September 26 – October 9th
Durango must be the Scorpion capital of Mexico. Walking the markets, everything is about the Scorpion wether it’s printed on a t-shirt, encased in a belt buckle or fermenting in a bottle of Mezcal the nasty looking arachnid is everywhere. Some stall owners keep live ones in fish bowls or glass jars, the kids were fascinated & loved it! Scorpions hung on keychains, decorated wall clocks and were even encased in candy!! In the Equine department we watched men hand cut and stitch and sew leather saddles. I thought this to be really cool to see, but the kids were far more interested in finding different types of scorpion souvenirs.
We camped on the outskirts of the city, at a natural hot water Balneario, an outdoor swimming pool / leisure park kind of place. We spent a few nights here catching up on school work, admin, blog writing, friends & family and of course, laundry. During the weekends it’s busy here, but weekdays, we pretty much have the place to ourselves, including the hot tub for a soak before bed. After a couple of hours of school work, the kids can go off swimming unsupervised as there are lifeguards on duty at each pool. Gives us some peace & without them. The only down side to this place, apart from the cold showers, are the mosquitoes. I’ve never experienced such aggressive mozzies, and there are millions of them! We’re covered up, bug spray on and coils burning to keep them from sucking us dry!
From Durango city, we’re thinking of making our way back to the coast to Mazatlan, then up to catch the ferry over to Baja. Stopping first at Mexiquillo Natural Park.
This is our kinda place, and ended up spending five days here. We found ourselves a cosy camp spot and got comfortable. Kids loved exploring and climbing the rocks and hunting for lizards. The rock formations are millions of years old, Igneous, formed by lava or magma, possibly underwater at the time because of the shapes.
Charley & Jaxon built a Lizard Hotel from cereal boxes, filled them with dirt & sticks to keep them in, releasing them each night and finding them again in the morning. The Thorny Devil lizards seemed quite happy with the kids, I don’t know if they were in shock or just slow moving little guys, but they happily sat in their hands and on their shoulders without trying to make a get away. They also spent hours riding the rocks & wearing themselves out.
The park is at 8,300 ft, which means that when the sun goes down it gets seriously cold. Puffy jackets & hats are out and the kids are now sleeping in our down bags. Tim & the kids gather wood, dinner is cooked over the fire with roasted marshmallows for dessert. Far from a town or city, the night sky was dark, no light pollution, the Milky Way was ablaze with stars. Both Tim and Charley, at different parts of the camp, swear they saw a UFO, or something flash brightly a few times then disappear. One morning while hunting for bugs to feed the lizards, Jaxon found a young Rattle Snake sleeping beneath a rotten log. Keeping a safe distance we were able to observe this little guy as he warned us with his rattling rattle.

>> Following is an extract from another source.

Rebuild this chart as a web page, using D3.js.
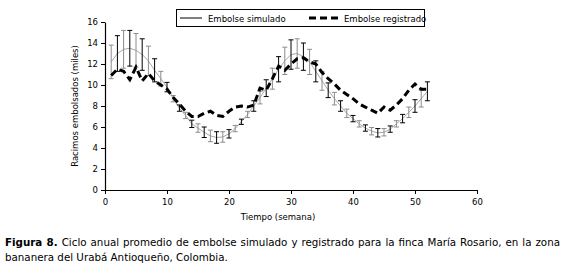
<!DOCTYPE html>
<html>
<head>
<meta charset="utf-8">
<script src="https://cdn.jsdelivr.net/npm/d3@7"></script>
<style>
    body { margin: 0; background: #fff; }
    #chart { position: relative; width: 564px; height: 265px; font-family: Verdana, "DejaVu Sans", sans-serif; }
    #caption { position: absolute; left: 5px; top: 235px; width: 555px; font-size: 10.3px; line-height: 15px; text-align: justify; text-align-last: left; color: #000; }
</style>
</head>
<body>
<div id="chart"></div>
<script>
// Semanas del año
const weeks = d3.range(1, 53);

// Embolse simulado (miles de racimos) y su desviación
const simulated = [12.2, 13.0, 13.4, 13.5, 13.3, 12.9, 12.3, 11.4, 10.6, 9.8, 8.7, 7.8, 7.1, 6.3, 5.9, 5.5, 5.15, 5.0, 5.05, 5.35,
    5.85, 6.5, 7.2, 8.0, 8.8, 9.7, 10.6, 11.5, 12.3, 12.9, 13.0, 12.7, 12.2, 11.3, 10.4, 9.5, 8.7, 8.0, 7.3, 6.8,
    6.3, 5.9, 5.6, 5.45, 5.5, 5.8, 6.3, 6.8, 7.4, 8.0, 8.7, 9.4];
const simError = [1.6, 1.7, 1.8, 1.7, 1.6, 1.5, 1.4, 1.1, 0.7, 0.45, 0.3, 0.3, 0.3, 0.35, 0.4, 0.5, 0.55, 0.55, 0.5, 0.4,
    0.3, 0.25, 0.3, 0.5, 0.6, 0.8, 1.0, 1.2, 1.3, 1.4, 1.4, 1.3, 1.2, 1.0, 0.9, 0.7, 0.6, 0.5, 0.4, 0.3,
    0.3, 0.3, 0.35, 0.4, 0.35, 0.3, 0.3, 0.4, 0.5, 0.6, 0.8, 0.9];

// Embolse registrado
const registered = [10.9, 11.5, 11.3, 10.5, 11.7, 10.4, 11.1, 10.4, 10.0, 9.6, 8.8, 8.2, 7.5, 7.0, 7.0, 7.3, 7.5, 7.1, 7.0, 7.5,
    7.9, 8.0, 7.9, 8.1, 9.7, 9.5, 10.6, 11.8, 11.4, 12.0, 12.5, 12.6, 12.2, 12.0, 11.2, 10.6, 10.1, 9.5, 9.1, 8.7,
    8.2, 7.9, 7.6, 7.3, 7.9, 7.6, 8.1, 8.7, 9.5, 10.1, 9.6, 9.6];

const xTicks = [0, 10, 20, 30, 40, 50, 60];
const yTicks = [0, 2, 4, 6, 8, 10, 12, 14, 16];

const width = 564, height = 265;
const margin = { left: 105, right: 87, top: 22, bottom: 75 };

const svg = d3.select('#chart').append('svg')
    .attr('width', width)
    .attr('height', height)
    .style('position', 'absolute')
    .style('left', 0).style('top', 0);

const x = d3.scaleLinear().domain([0, 60]).range([margin.left, width - margin.right]);
const y = d3.scaleLinear().domain([0, 16]).range([height - margin.bottom, margin.top]);

// Axes
const xAxis = svg.append('g')
    .attr('transform', `translate(0,${y(0)})`)
    .call(d3.axisBottom(x).tickValues(xTicks).tickSize(4).tickSizeOuter(0));
const yAxis = svg.append('g')
    .attr('transform', `translate(${x(0)},0)`)
    .call(d3.axisLeft(y).tickValues(yTicks).tickSize(4).tickSizeOuter(0));

[xAxis, yAxis].forEach(a => {
    a.select('.domain').attr('stroke', '#000').attr('stroke-width', 1.2);
    a.selectAll('.tick line').attr('stroke', '#000');
    a.selectAll('.tick text').attr('fill', '#000')
        .style('font-family', 'Verdana, "DejaVu Sans", sans-serif')
        .style('font-size', '8.5px');
});
xAxis.selectAll('.tick text').attr('dy', '0.9em');

// Axis titles
svg.append('text')
    .attr('x', 278).attr('y', 220)
    .attr('text-anchor', 'middle')
    .style('font-size', '8.5px')
    .text('Tiempo (semana)');

svg.append('text')
    .attr('transform', `translate(78,${(y(0) + y(16)) / 2}) rotate(-90)`)
    .attr('text-anchor', 'middle')
    .style('font-size', '8.5px')
    .text('Racimos embolsados (miles)');

// Simulated line
const simLine = d3.line().x((d, i) => x(weeks[i])).y(d => y(d));
svg.append('path')
    .datum(simulated)
    .attr('fill', 'none')
    .attr('stroke', '#a8a8a8')
    .attr('stroke-width', 1)
    .attr('d', simLine);

// Error bars, alternating gray / black
const bars = svg.append('g')
    .selectAll('g')
    .data(weeks)
    .join('g')
    .attr('stroke', (d, i) => i % 2 === 0 ? '#8c8c8c' : '#000')
    .attr('stroke-width', 1);

bars.append('line')
    .attr('x1', d => x(d)).attr('x2', d => x(d))
    .attr('y1', (d, i) => y(simulated[i] + simError[i]))
    .attr('y2', (d, i) => y(simulated[i] - simError[i]));
bars.append('line')
    .attr('x1', d => x(d) - 2.5).attr('x2', d => x(d) + 2.5)
    .attr('y1', (d, i) => y(simulated[i] + simError[i]))
    .attr('y2', (d, i) => y(simulated[i] + simError[i]));
bars.append('line')
    .attr('x1', d => x(d) - 2.5).attr('x2', d => x(d) + 2.5)
    .attr('y1', (d, i) => y(simulated[i] - simError[i]))
    .attr('y2', (d, i) => y(simulated[i] - simError[i]));

// Registered line (dashed)
svg.append('path')
    .datum(registered)
    .attr('fill', 'none')
    .attr('stroke', '#000')
    .attr('stroke-width', 3)
    .attr('stroke-dasharray', '7,4')
    .attr('d', simLine);

// Legend
const legend = svg.append('g');
legend.append('rect')
    .attr('x', 176.5).attr('y', 9.5)
    .attr('width', 248).attr('height', 17)
    .attr('fill', '#fff')
    .attr('stroke', '#000');
legend.append('line')
    .attr('x1', 180).attr('x2', 202).attr('y1', 18).attr('y2', 18)
    .attr('stroke', '#000');
legend.append('text')
    .attr('x', 208).attr('y', 21.5)
    .style('font-size', '8.5px')
    .text('Embolse simulado');
legend.append('line')
    .attr('x1', 309).attr('x2', 338).attr('y1', 18).attr('y2', 18)
    .attr('stroke', '#000').attr('stroke-width', 3)
    .attr('stroke-dasharray', '7,4');
legend.append('text')
    .attr('x', 344).attr('y', 21.5)
    .style('font-size', '8.5px')
    .text('Embolse registrado');

// Caption
d3.select('#chart').append('div')
    .attr('id', 'caption')
    .html('<b>Figura 8.</b> Ciclo anual promedio de embolse simulado y registrado para la finca María Rosario, en la zona bananera del Urabá Antioqueño, Colombia.');
</script>
</body>
</html>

Some time ago, there was an idea of putting in a tourist railway from Durango to Mazatlan. Routes were cleared, tunnels built, sleepers laid, but not tracks put down. That was as far as that project went, in true Mexican construction style, it was never finished. We rode our bikes for 15km along the 3% grade, winding around the edge of the canyon with stunning views and waterfalls. It would have been great for tourism and the local economy, but would have also brought the masses of people, altering the way of life lived here for generations. Being the only ones here, we got to enjoy it all to ourselves.
Rolling West along Routa 666, the Devil’s Backbone, another stunning days drive treating us to even more jaw dropping scenery.
Descending 3,000 ft we could feel the mercury rising. While sitting at a roadside ‘restaurant’ eating delicious Gorditas, we changed our minds about continuing to the coast. Not ready for the heat, we decided to turn back via the toll road and drive the famed Baluarte Bridge & tunnels winding back up through the mountains and back once more to Durango. The Baluarte Bridge is the worlds tallest and longest, cable span bridge, connecting a main route from Mazatlan to Durango more directly. Threading through at least a dozen tunnels, the road climbs nearly 4,000 feet from the coast. In spite of a few engineering mishaps, where by soon after opening, some of the tunnels experienced partial collapse and cave in’s. We took our chances and braved the road without incident. Following what others did, we even stopped in the middle of the bridge for some photos!
Back in Durango for a couple more days, back to the balenario, while we planned our route North into Copper Canyon.